I generally don’t intend to share my poetry/lyrics on my blog because of copyrights, but I will share this one that I wrote about this experience.  The title is in reference to the name of the group for which I had written it, Seeking the Muse.

Musing the Night Fantastic 8/5/09

My friends, we gather but once each week,
A time I anticipate greatly.
Sometimes it’s your singular wit,
Sometimes your prose so stately,
Sometimes those unpredictable whims;
Your crafts combine with balance.
You awe me and I’m honored so
To witness these wondrous talents.
Yet mutual respect that we each have
For our group’s sublime creations
Has grown a friendship’s precious rose,
Perhaps the greatest of our revelations.

Love you guys and gals, InFOXicatedly

Take that, John Keats!

Another Re-used Writing

This is another “prompted” piece from the past, and the prompt was actually a photo, which I posted at the end here.  I hadn’t gotten back to my usual lyric writing yet at that time (I was writers’ blocked for a few years), so my reactions to the prompts at this point were editorial-like writings.  I thought they might finally get to see the light of day in this forum, hence this and my previous entry.

The Reel Life 8/1/09

Life is a film. A movie, in fact. There’s a beginning, a middle and an end to it, just as any film has. There is even a back story to the beginning, often mysterious at that. There are supporting characters, antagonists, many settings and changes thereof. Life is even like the films that are a series of acts, a la “The Godfather”, “Star Wars”, even “Austin Powers”, though fortunately not as ludicrous.

Many plot twists will occur, ones that the viewers never saw coming, and there also are moments you could predict with your eyes closed and under water. Sometimes the plot develops so quickly you wonder, “How did I get from that scene to this one?” You will even question the meaning to the whole story.
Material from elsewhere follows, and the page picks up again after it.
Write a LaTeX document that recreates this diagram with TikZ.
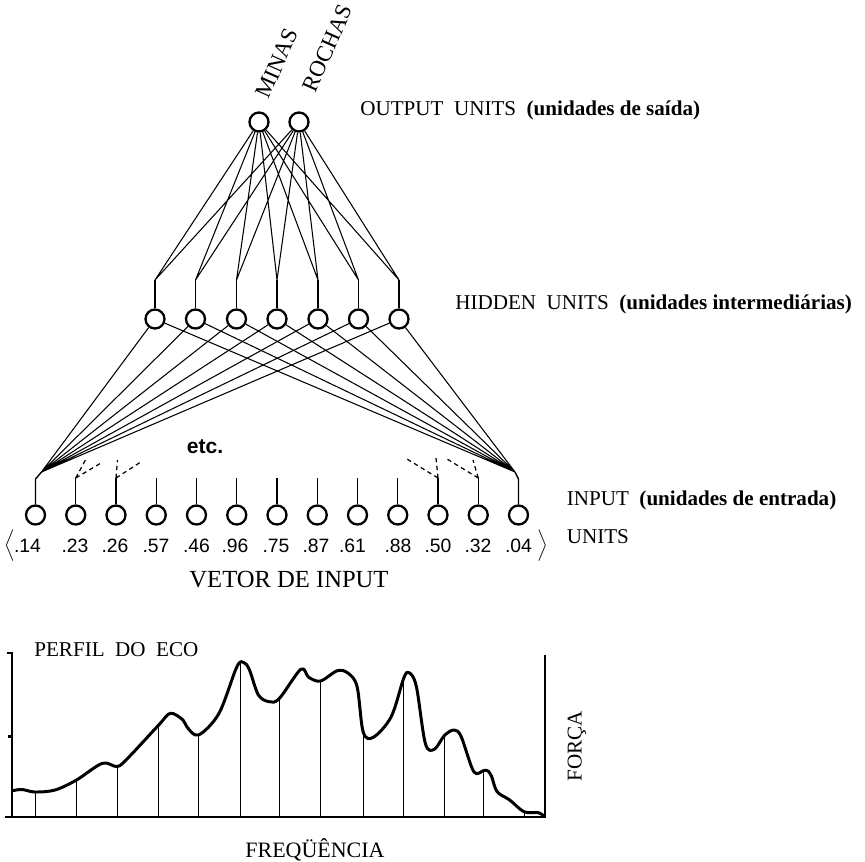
\documentclass[tikz,border=0pt]{standalone}
\usepackage{fontspec}
\setmainfont{Liberation Serif}
\newfontfamily\numfont{Liberation Sans}

\begin{document}
\begin{tikzpicture}[
                every node/.style={font=\fontsize{12}{14}\selectfont},
                neuron/.style={circle, draw, line width=1.3pt, minimum size=0.38cm, inner sep=0pt},
                wire/.style={line width=0.6pt},
                stem/.style={line width=0.8pt},
                dwire/.style={line width=0.7pt, dash pattern=on 2.5pt off 2pt},
                lbl/.style={anchor=west, inner sep=0pt},
                num/.style={font=\numfont\fontsize{11}{13}\selectfont, inner sep=0pt},
                brack/.style={font=\fontsize{12}{14}\selectfont\boldmath},
                axis/.style={line width=1.2pt}
            ]
                \useasboundingbox (0,0) rectangle (17.3,17.22);
                \node[neuron] (o1) at (5.18,14.78) {};
                \node[neuron] (o2) at (5.98,14.78) {};
                \node[rotate=66, inner sep=0pt, font=\fontsize{13}{14}\selectfont] (minas) at (5.54,15.96) {MINAS};
                \node[rotate=66, inner sep=0pt, font=\fontsize{13}{14}\selectfont] (rochas) at (6.55,16.26) {ROCHAS};
                \node[lbl] (outlbl) at (7.20,15.02) {OUTPUT\ \ UNITS\ \ \textbf{(unidades de saída)}};
                \node[neuron] (h1) at (3.10,10.84) {};
                \node[neuron] (h2) at (3.91,10.84) {};
                \node[neuron] (h3) at (4.73,10.84) {};
                \node[neuron] (h4) at (5.54,10.84) {};
                \node[neuron] (h5) at (6.36,10.84) {};
                \node[neuron] (h6) at (7.17,10.84) {};
                \node[neuron] (h7) at (7.98,10.84) {};
                \node[lbl] (hidlbl) at (9.10,11.14) {HIDDEN\ \ UNITS\ \ \textbf{(unidades intermediárias)}};
                \coordinate (t1) at (3.10,11.62);
                \coordinate (t2) at (3.91,11.62);
                \coordinate (t3) at (4.73,11.62);
                \coordinate (t4) at (5.54,11.62);
                \coordinate (t5) at (6.36,11.62);
                \coordinate (t6) at (7.17,11.62);
                \coordinate (t7) at (7.98,11.62);
                \draw[stem] (h1) -- (t1);
                \draw[stem] (h2) -- (t2);
                \draw[stem] (h3) -- (t3);
                \draw[stem] (h4) -- (t4);
                \draw[stem] (h5) -- (t5);
                \draw[stem] (h6) -- (t6);
                \draw[stem] (h7) -- (t7);
                \draw[wire] (t1) -- (o1) (t1) -- (o2) (t2) -- (o1) (t2) -- (o2)
                            (t3) -- (o1) (t3) -- (o2) (t4) -- (o1) (t4) -- (o2)
                            (t5) -- (o1) (t5) -- (o2) (t6) -- (o1) (t6) -- (o2)
                            (t7) -- (o1) (t7) -- (o2);
                \node[neuron] (i1) at (0.71,6.92) {};
                \node[neuron] (i2) at (1.515,6.92) {};
                \node[neuron] (i3) at (2.32,6.92) {};
                \node[neuron] (i4) at (3.125,6.92) {};
                \node[neuron] (i5) at (3.93,6.92) {};
                \node[neuron] (i6) at (4.735,6.92) {};
                \node[neuron] (i7) at (5.54,6.92) {};
                \node[neuron] (i8) at (6.345,6.92) {};
                \node[neuron] (i9) at (7.15,6.92) {};
                \node[neuron] (i10) at (7.955,6.92) {};
                \node[neuron] (i11) at (8.76,6.92) {};
                \node[neuron] (i12) at (9.565,6.92) {};
                \node[neuron] (i13) at (10.37,6.92) {};
                \coordinate (s1) at (0.71,7.64);
                \coordinate (s2) at (1.515,7.66);
                \coordinate (s3) at (2.32,7.66);
                \coordinate (s4) at (3.125,7.66);
                \coordinate (s5) at (3.93,7.66);
                \coordinate (s6) at (4.735,7.66);
                \coordinate (s7) at (5.54,7.66);
                \coordinate (s8) at (6.345,7.66);
                \coordinate (s9) at (7.15,7.66);
                \coordinate (s10) at (7.955,7.66);
                \coordinate (s11) at (8.76,7.66);
                \coordinate (s12) at (9.565,7.66);
                \coordinate (s13) at (10.37,7.64);
                \coordinate (cl) at (0.83,7.78);
                \coordinate (cr) at (10.30,7.78);
                \draw[stem] (i1) -- (s1) -- (cl);
                \draw[stem] (i2) -- (s2);
                \draw[stem] (i3) -- (s3);
                \draw[stem] (i4) -- (s4);
                \draw[stem] (i5) -- (s5);
                \draw[stem] (i6) -- (s6);
                \draw[stem] (i7) -- (s7);
                \draw[stem] (i8) -- (s8);
                \draw[stem] (i9) -- (s9);
                \draw[stem] (i10) -- (s10);
                \draw[stem] (i11) -- (s11);
                \draw[stem] (i12) -- (s12);
                \draw[stem] (i13) -- (s13) -- (cr);
                \draw[wire] (cl) -- (h1) (cl) -- (h2) (cl) -- (h3) (cl) -- (h4)
                            (cl) -- (h5) (cl) -- (h6) (cl) -- (h7);
                \draw[wire] (cr) -- (h1) (cr) -- (h2) (cr) -- (h3) (cr) -- (h4)
                            (cr) -- (h5) (cr) -- (h6) (cr) -- (h7);
                \coordinate (d1) at (1.72,8.04);
                \coordinate (d2) at (2.02,7.96);
                \coordinate (d3) at (2.35,8.02);
                \coordinate (d4) at (2.83,7.99);
                \coordinate (d5) at (8.14,8.04);
                \coordinate (d6) at (8.72,8.06);
                \coordinate (d7) at (8.94,8.04);
                \coordinate (d8) at (9.46,8.02);
                \draw[dwire] (s2) -- (d1) (s2) -- (d2) (s3) -- (d3) (s3) -- (d4);
                \draw[dwire] (s11) -- (d5) (s11) -- (d6) (s12) -- (d7) (s12) -- (d8);
                \node (etc) at (4.10,8.29) {\numfont\bfseries etc.};
                \node[lbl] (inlbl) at (11.33,7.22) {INPUT\ \ \textbf{(unidades de entrada)}};
                \node[lbl] (unitslbl) at (11.33,6.49) {UNITS};
                \node[brack] (lb) at (0.20,6.30) {$\Big\langle$};
                \node[num] (v1) at (0.55,6.30) {.14};
                \node[num] (v2) at (1.50,6.30) {.23};
                \node[num] (v3) at (2.30,6.30) {.26};
                \node[num] (v4) at (3.12,6.30) {.57};
                \node[num] (v5) at (3.93,6.30) {.46};
                \node[num] (v6) at (4.70,6.30) {.96};
                \node[num] (v7) at (5.52,6.30) {.75};
                \node[num] (v8) at (6.32,6.30) {.87};
                \node[num] (v9) at (7.05,6.30) {.61};
                \node[num] (v10) at (7.96,6.30) {.88};
                \node[num] (v11) at (8.76,6.30) {.50};
                \node[num] (v12) at (9.56,6.30) {.32};
                \node[num] (v13) at (10.37,6.30) {.04};
                \node[brack] (rb) at (10.86,6.30) {$\Big\rangle$};
                \node[font=\fontsize{14}{16}\selectfont] (vetor) at (5.78,5.62) {VETOR DE INPUT};
                \draw[axis] (0.13,4.16) -- (0.236,4.16) -- (0.236,0.88);
                \draw[axis] (0.16,2.49) -- (0.236,2.49);
                \draw[axis] (0.10,0.88) -- (10.90,0.88) -- (10.90,4.12);
                \draw[line width=1.7pt, line join=round] plot[smooth, tension=0.55] coordinates {
                    (0.252,1.406) (0.44,1.43) (0.70,1.38) (1.10,1.42) (1.53,1.62)
                    (2.046,1.954) (2.348,1.89) (2.584,2.086) (3.174,2.72) (3.41,2.954)
                    (3.66,2.82) (3.74,2.68) (3.97,2.52) (4.38,2.954) (4.738,3.886)
                    (4.88,3.966) (4.99,3.82) (5.168,3.32) (5.384,3.186) (5.586,3.25)
                    (6.016,3.834) (6.174,3.674) (6.41,3.60) (6.748,3.806) (6.964,3.754)
                    (7.142,3.486) (7.264,2.58) (7.466,2.474) (7.824,2.886) (8.076,3.66)
                    (8.184,3.766) (8.328,3.486) (8.506,2.354) (8.686,2.234) (8.888,2.51)
                    (9.08,2.62) (9.224,2.486) (9.476,1.786) (9.676,1.81) (9.76,1.80)
                    (9.834,1.686) (9.942,1.386) (10.194,1.22) (10.48,0.986) (10.768,0.966)
                    (10.90,0.88)};
                \draw[line width=0.5pt] (0.70,0.88) -- (0.70,1.38);
                \draw[line width=0.5pt] (1.53,0.88) -- (1.53,1.62);
                \draw[line width=0.5pt] (2.348,0.88) -- (2.348,1.89);
                \draw[line width=0.5pt] (3.174,0.88) -- (3.174,2.72);
                \draw[line width=0.5pt] (3.97,0.88) -- (3.97,2.52);
                \draw[line width=0.5pt] (4.80,0.88) -- (4.80,3.94);
                \draw[line width=0.5pt] (5.586,0.88) -- (5.586,3.25);
                \draw[line width=0.5pt] (6.41,0.88) -- (6.41,3.60);
                \draw[line width=0.5pt] (7.264,0.88) -- (7.264,2.58);
                \draw[line width=0.5pt] (8.076,0.88) -- (8.076,3.66);
                \draw[line width=0.5pt] (8.888,0.88) -- (8.888,2.51);
                \draw[line width=0.5pt] (9.676,0.88) -- (9.676,1.81);
                \draw[line width=0.5pt] (10.48,0.88) -- (10.48,0.986);
                \node[lbl] (perfil) at (0.68,4.22) {PERFIL\ \ DO\ \ ECO};
                \node[rotate=90] (forca) at (11.54,2.30) {FORÇA};
                \node[font=\fontsize{12.5}{14}\selectfont] (freq) at (6.30,0.22) {FREQÜÊNCIA};
            \end{tikzpicture}
\end{document}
Some of the life-films are epic in their length, while others are tragically short. These life-films don’t generally stick to a genre, rather they flit from comedy to drama, from tragedy to human interest piece, from romance to documentary, from mystery to satire.

There are political scenes, love scenes, revelations, soliloquies. There are monologues, dialogues, denouements, thrills, moments of violence, acts of kindness, and acts of forgiveness.

There are moments when you simply can not wait to get to the next scene. Some scenes are embarrassing, uncomfortable, or strike a chord that hits home. There are also boring moments you wish you could fast-forward.

My good friend Billy said the world’s a stage, and we are its players. Bill never got to see a film, but I think he’d agree with me in this comparison. There was much he understood before his time, before his own ending.

Unfortunately, these films do come to an end, and these endings can be funny, peaceful, sudden or drawn out, horrific, or, extremely rarely, just the way we want them to be. The endings are nearly always unpredictable, but we keep guessing anyway.

Ultimately, the director makes decisions without your consent as to content, duration, theme, and tone, but you can sometimes figure out where the story’s going. You just need to look at it frame by frame.